I’ve been surprised by how obsessed with plastic pollution I’ve become since starting this research. Lately everything I do has been colored by the reading I’ve done about material culture studies/discard studies. With that in mind, I wanted to give a brief update on my project. As always, I need to check my impulse to obsessively collect information and concepts and just start iterating.
//research, continued.
Critical discard studies.
Critical Discard Studies is an emerging interdisciplinary sub-field that examines waste in its many forms: things that are left out, devalued, left behind, and externalized. Scholars in this field are unified by their belief that waste is not produced by individuals and is not automatically disgusting, but that both the discarded material and their meaning is part of wider sociocultural-economic systems. Activist/scholar/artist Max Liboiron heads up the field, so I contacted her as one of my experts (still waiting on a response).

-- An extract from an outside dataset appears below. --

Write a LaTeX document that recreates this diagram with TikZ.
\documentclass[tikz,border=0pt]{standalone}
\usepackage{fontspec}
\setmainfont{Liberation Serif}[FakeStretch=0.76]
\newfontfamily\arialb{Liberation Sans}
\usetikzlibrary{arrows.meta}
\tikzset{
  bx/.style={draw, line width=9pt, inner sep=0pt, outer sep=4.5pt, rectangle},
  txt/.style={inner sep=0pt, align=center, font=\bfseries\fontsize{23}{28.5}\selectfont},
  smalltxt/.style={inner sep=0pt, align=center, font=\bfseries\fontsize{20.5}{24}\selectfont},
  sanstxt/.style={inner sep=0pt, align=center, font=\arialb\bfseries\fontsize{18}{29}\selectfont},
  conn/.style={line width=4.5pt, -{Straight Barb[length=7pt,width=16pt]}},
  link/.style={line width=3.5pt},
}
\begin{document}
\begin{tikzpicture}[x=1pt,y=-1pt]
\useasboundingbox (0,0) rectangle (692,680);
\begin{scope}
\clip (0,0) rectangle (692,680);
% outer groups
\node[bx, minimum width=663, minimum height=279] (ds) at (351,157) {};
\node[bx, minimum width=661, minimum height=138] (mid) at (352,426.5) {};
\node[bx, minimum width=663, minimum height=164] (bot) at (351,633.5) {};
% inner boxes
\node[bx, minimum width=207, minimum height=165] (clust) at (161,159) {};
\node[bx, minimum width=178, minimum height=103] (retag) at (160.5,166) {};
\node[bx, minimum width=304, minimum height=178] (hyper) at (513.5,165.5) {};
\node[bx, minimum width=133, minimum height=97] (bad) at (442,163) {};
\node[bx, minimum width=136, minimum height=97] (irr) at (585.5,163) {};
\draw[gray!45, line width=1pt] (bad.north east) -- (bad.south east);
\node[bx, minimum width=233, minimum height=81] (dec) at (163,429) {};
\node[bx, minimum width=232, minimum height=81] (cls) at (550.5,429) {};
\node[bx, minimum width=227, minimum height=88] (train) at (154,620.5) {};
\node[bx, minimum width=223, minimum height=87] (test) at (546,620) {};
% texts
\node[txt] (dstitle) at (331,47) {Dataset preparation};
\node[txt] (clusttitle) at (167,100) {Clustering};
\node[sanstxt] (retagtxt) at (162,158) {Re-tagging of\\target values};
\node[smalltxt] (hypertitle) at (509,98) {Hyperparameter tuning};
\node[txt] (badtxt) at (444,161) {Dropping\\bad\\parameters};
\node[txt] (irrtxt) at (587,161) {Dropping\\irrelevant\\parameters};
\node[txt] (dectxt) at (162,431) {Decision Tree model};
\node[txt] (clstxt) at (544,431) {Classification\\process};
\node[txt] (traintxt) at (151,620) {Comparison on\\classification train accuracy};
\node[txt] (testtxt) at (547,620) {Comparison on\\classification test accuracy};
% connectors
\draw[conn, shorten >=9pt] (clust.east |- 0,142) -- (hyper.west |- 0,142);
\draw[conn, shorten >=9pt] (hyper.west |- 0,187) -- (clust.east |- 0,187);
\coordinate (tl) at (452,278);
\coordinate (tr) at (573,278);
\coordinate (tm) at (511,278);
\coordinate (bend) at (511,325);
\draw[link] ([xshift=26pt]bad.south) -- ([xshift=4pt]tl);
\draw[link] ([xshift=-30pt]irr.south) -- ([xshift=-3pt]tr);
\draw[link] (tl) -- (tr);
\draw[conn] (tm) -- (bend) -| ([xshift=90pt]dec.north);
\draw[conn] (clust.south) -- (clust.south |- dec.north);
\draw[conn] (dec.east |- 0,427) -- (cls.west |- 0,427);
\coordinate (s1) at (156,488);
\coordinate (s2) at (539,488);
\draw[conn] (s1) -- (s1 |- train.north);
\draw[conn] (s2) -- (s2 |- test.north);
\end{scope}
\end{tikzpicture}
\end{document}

Something that emerged out of my research was the idea that in a disposable culture, it’s not just trash that’s getting thrown away. There is growing evidence suggesting a correlation between cultures that throw away stuff and cultures that are more willing to dispose of human relationships or view those relationships as replaceable. In short, individuals who view their trash as disposable tend to view their relationships as disposable.
Sacred waste.
I came across the performance piece Sacred Waste, directed by Bonnie McDonald, which aimed to”make mundane consumption and discard practices hypervisible with a series of performances inspired by what she calls the “ritual gestures” of plastic consumption. The physical motions of buying single-use plastics, using them briefly, and then casually tossing them are performed in an over-the-top, slowed-down performance by different community theater groups.
“If we respect plastic’s history as a petroleum substance formed across the vastness of geologic time and its future as a material bound to outlive us and most if not all conceivable future generations,” she writes, “then we might treat it with the greatest respect instead of as mere junk.”
I like how this project reimagines the “rituals” of consumption in terms of shamanism and performed religion. I also like that this performance piece communicates the kinetic nature of waste. Plastic trash moves: across geographic regions, across oceans, into the stomach of animals, onto our plates. There’s a narrative of displacement and alienation embedded into plastic pollution.
Waste as wealth.
In a TED Talk, Suja Lowenthal looks at the externalized economic costs of plastic consumption and disposal. In a post-colonialist era, she argues, we have convinced developing nations that once reused everything that the sign of modernity is waste. We’ve exported values of disposability, the idea that being able to throw things away is a sign of wealth and progress. I’m interested in disrupting this attitude towards waste.
//the project
I’m moving away from the idea of a 3d archive of people’s trash – as an intervention, it feels too stale, too static. I’m trying to explore ways to make the “rituals” of plastic pollution more kinetic, pushing movement forward. A plastic bottle is not just a plastic bottle: it has the potential to become meaningful, magical to us. It has the potential to become microplastics, swallowed by some fish 100 years from now. It could continue disintegrating for another 400 years. There’s a lot of movement and shape-shifting in that story.
I keep thinking about MIT’s Trash Track project, in which MIT researchers tracked the location of 500 pieces of trash. Still figuring out how this will shape my own project.
I love where this is going – and it’s so nice to see how your research informs and inspires the work.
You should really check out the work of Mark Dion – he does these great Cabinets of Wonder that I think you’d really like.